Facebook Research ParlAI conversational AI training and testing pipeline using CORTX S3 with Flask app integration
What is ParlAI?
ParlAI is a python-based platform for enabling dialog AI research.
Its goal is to provide researchers:
-
a unified framework for sharing, training and testing dialog models
-
many popular datasets available all in one place, with the ability to multi-task over them
-
seamless integration of Amazon Mechanical Turk for data collection and human evaluation
-
integration with chat services like Facebook Messenger to connect agents with humans in a chat interface link
In ParlAI, we call an environment a world. In each world, there are agents. Examples of agents include models and datasets. Agents interact with each other by taking turns acting and observing acts.
To concretize this, we’ll consider the train loop used to train a Image Seq2Seq model trained on all DodecaDialogue tasks and fine-tuned on the Empathetic Dialogue task, We call this train environment a world, and it contains two agents - the seq2seq model and the dataset. The model and dataset agents interact with each other in this way: the dataset acts first and outputs a batch of train examples with the correct labels. The model observes this act to get the train examples, and then acts by doing a single train step on this batch (predicting labels and updating its parameters according to the loss). The dataset observes this act and outputs the next batch, and so on.

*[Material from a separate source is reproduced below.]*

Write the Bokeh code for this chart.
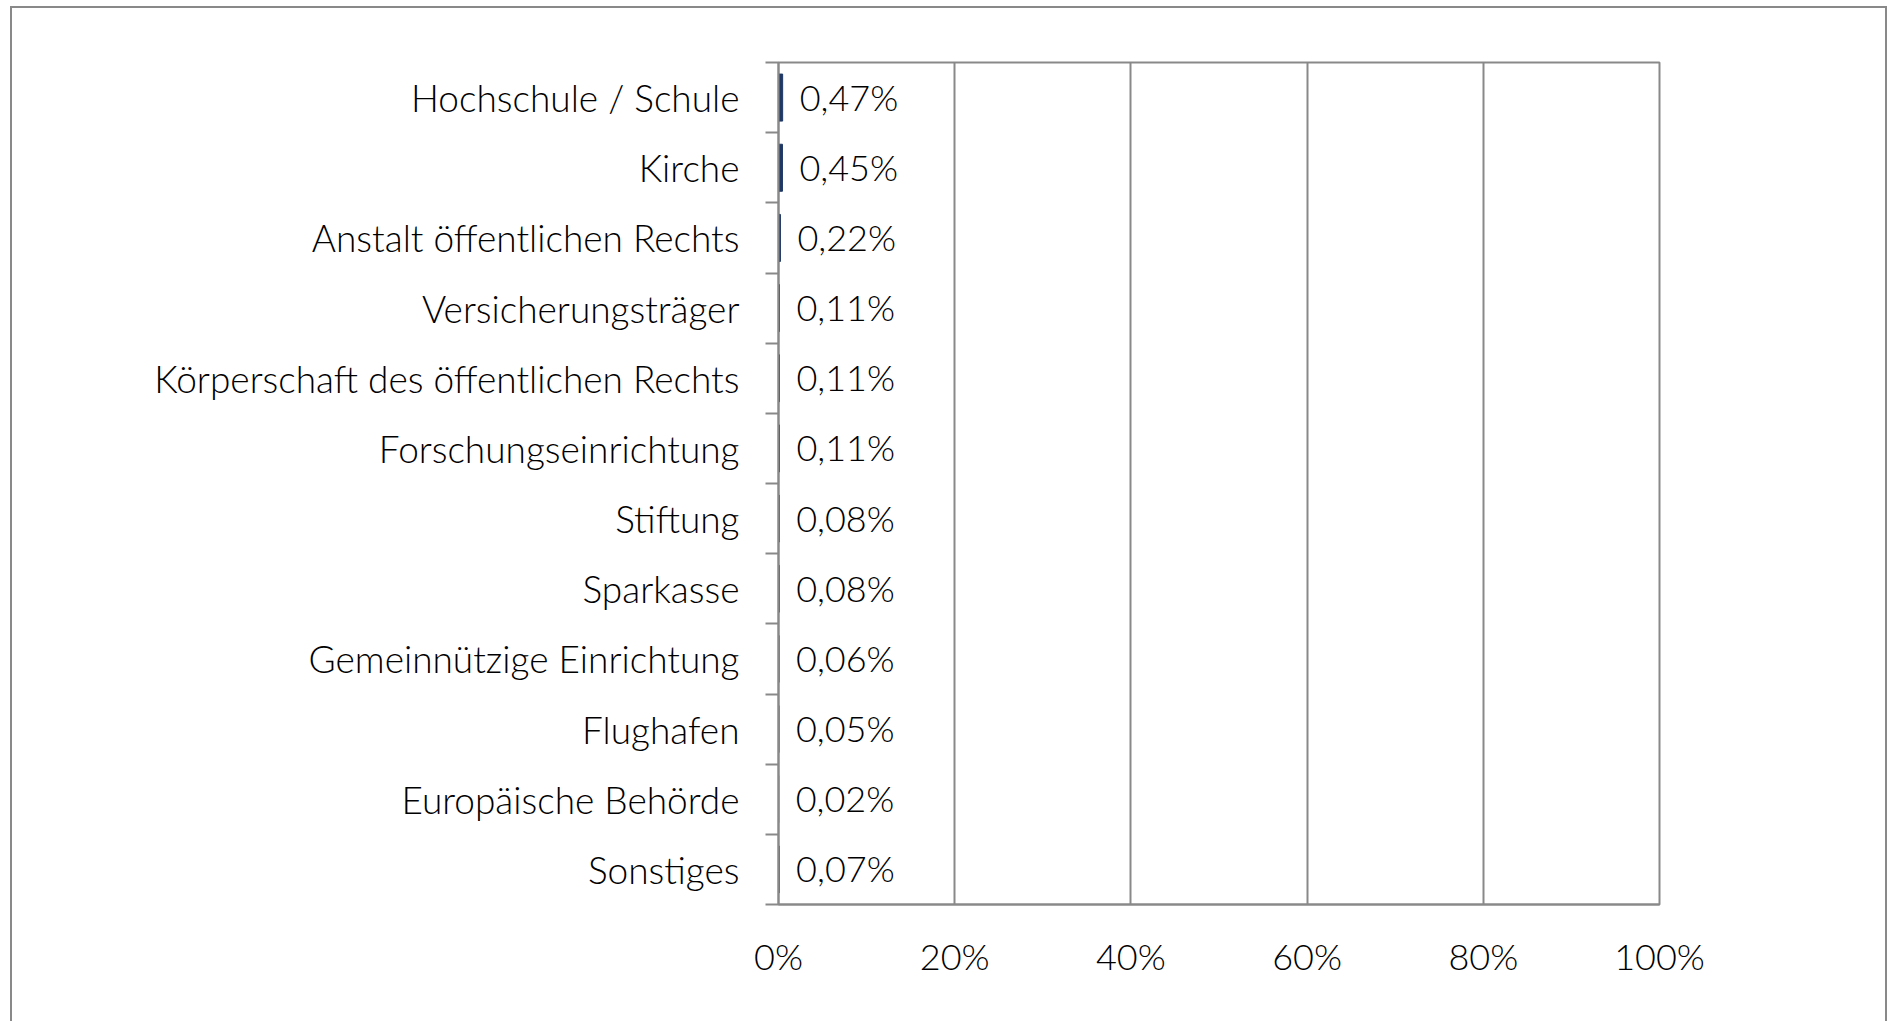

CORTX S3 support for ParlAI fine tuning
- During training the latest models get uploaded to the CORTX S3. Which can be downloaded from the bucket for Flask RESTful API integration or web app depolyment.
- This strategy helps in different versions of trained model for custom datasets withoud worrying the larger model size(>4GB)
I just used private virtual lab through CloudShare with Windows Server 2019 Standard as the system. You can also Use standard QUICK_START guide for installation.
Installation setup
- Install anaconda python.
- create a conda environment
conda create -n cortx pip python=3.7
- activate the environment
conda activate cortx
- Install the requirements
pip install -r requirements.txt
Training
- Create an S3 bucket to store the weight files.
import boto3
from botocore.client import Config
END_POINT_URL = "http://192.168.x.xxx"
A_KEY = "AKIAtEpiGWUcQIelPRlD1Pi6xQ"
S_KEY = "YNV6xS8lXnCTGSy1x2vGkmGnmdJbZSapNXaSaRhK"
s3_client = boto3.client('s3', endpoint_url=END_POINT_URL,
aws_access_key_id=A_KEY,
aws_secret_access_key=S_KEY,
config=Config(signature_version='s3v4'),
region_name='US')
def create_bucket_op(bucket_name, region):
if region is None:
s3_client.create_bucket(Bucket=bucket_name)
else:
location = {'LocationConstraint': region}
s3_client.create_bucket(Bucket=bucket_name,
CreateBucketConfiguration=location)
create_bucket_op("testing","US")
print("bucket created")
- Train
cd training
python train.py
The "training" directory include a custom dataset "train.txt" in ParlAI format. Where the "text:" the user message or message from Agent 1, "label:" is the actual message from the AI agent or trained model or Agent 2. The model after geting fine tuned by reducing the loss, can able to predict the label. "episode_done:True" will stops the conversation thread to start a new thread. After training the model gets uploaded to S3 bucket.
train.txt
text:what is CORTX? labels:CORTX is a distributed object storage system designed for great efficiency, massive capacity, and high HDD-utilization
text:is it open sourced? labels:CORTX is 100% Open Source
text:Does it works with any processor labels:Yes, it works with any processor.
text:is it flexible? labels:Highly flexible, works with HDD, SSD, and NVM.
text:is it scalable? labels:Massively Scalable. Scales up to a billion billion billion billion billion exabytes (2^206) and 1.3 billion billion billion billion (2^120) objects with unlimited object sizes.
text:is it responsive? labels:Rapidly Responsive. Quickly retrieves data regardless of the scale using a novel Key-Value System that ensures low search latency across massive data sets.
text:how much resiliant? labels:Highly flexible, works with HDD, SSD, and NVM.
text:bye labels:bye. episode_done=True
cd ..
python application.py -mf "training/poly-encoder/model"
- For each user there will be a unique id to seperate conversations.
- Each connection will include one world, one AI agent and multiple users.
- The fine tuned model will be downloaded from the CORTX S3 bucket for inference in Flask.